DENNIS ODA / DODA@STARBULLETIN.COM
Andrew Nishihara of Leilehua was one of many shooters to put some rounds down the range in the kneeling portion of the state air riflery championships at the Blaisdell yesterday.
Air Buffanblu grab another title; Lancers, too
The difficulty of air riflery can be proven by all of the former champions who have failed in repeat bids.
Since the first state tournament in 1999, no shooter has ever won individual titles in consecutive years.
That trend continued yesterday as defending state champion Jordan Muratsuchi of Mid-Pacific finished 11th in the boys competition of the Civilian Marksmanship Program Air Riflery State Championship at the Blaisdell Center Exhibition Hall.
Saint Louis senior Christopher Lam edged Punahou's Davin Lee by two points to win the boys title, while Punahou's Meilin Jia-Richards took home the girls crown.
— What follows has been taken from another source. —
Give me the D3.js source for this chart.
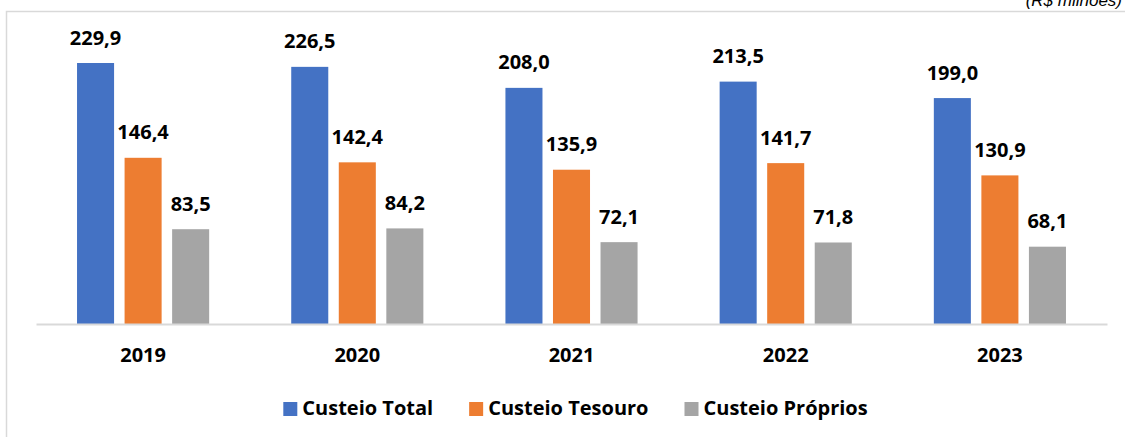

The rarity of repeat champions does not hold true in the team standings. Lee and Nigel Kojimoto led Punahou to its third consecutive boys team championship, while Sacred Hearts won its second straight girls title.
"Some of it has to do with how they handle the pressure of being No. 1," Punahou coach Karen Finley said. "More of it has to do with other kids pushing themselves to be just as good."
Finley coaches both the boys and girls for the Buffanblu. Her girls team challenged Sacred Hearts all the way to the end, but was eventually defeated by 11 points.
"Both Karen (Finley) and I were biting our nails because the scores were so close," Sacred Hearts coach Alan Tokumura said. "We knew if our team got hot that we could beat any of the other teams."
Eight of the top 10 finishers in the girls competition were either from the Buffanblu or Lancers. Mai Oseto led four Sacred Hearts finishers in the top six with a second-place score of 531, but it was no match for the 538 shot by Jia-Richards.
"It was the highest score I've ever had in a match," Jia-Richards said. "I just tried not to think at all."
The Buffanblu boys team edged Waiakea by 22 points to claim the title, but it didn't come without some suspense.
During the kneeling portion of the event, the top two thumbtacks of Lee's target fell off, causing his target to fall forward at an angle. Once a shooter begins firing his shots, he is not allowed to adjust the target, no matter what the circumstance.
Despite the bad fortune, Lee still managed to tie teammate Chris Han for the highest kneeling score with a 183.
"If I can pull away a score like that with what happened, then it's all good," Lee said. "I just had to stay focused."
After the initial prone-position stage, Muratsuchi was tied for the lead. He had a five-point lead over Lam after the standing stage, but the Crusaders shooter answered with a 179-point kneeling score to finish 11 ahead of the defending champion.
"My score today was pretty good, but it wasn't as good as last year," Lam said.
Lam finished in fourth place last season with a score two points higher than his title-winning score this year. He was also at a minor disadvantage as the only Crusader in the state tournament.
Every other finisher in the top 10 had an entire team to back him up, but Lam was out there on his own.
"It was a bit intimidating, but I had friends both at school and here that supported me," Lam said. "I didn't let any outside factors get in the way."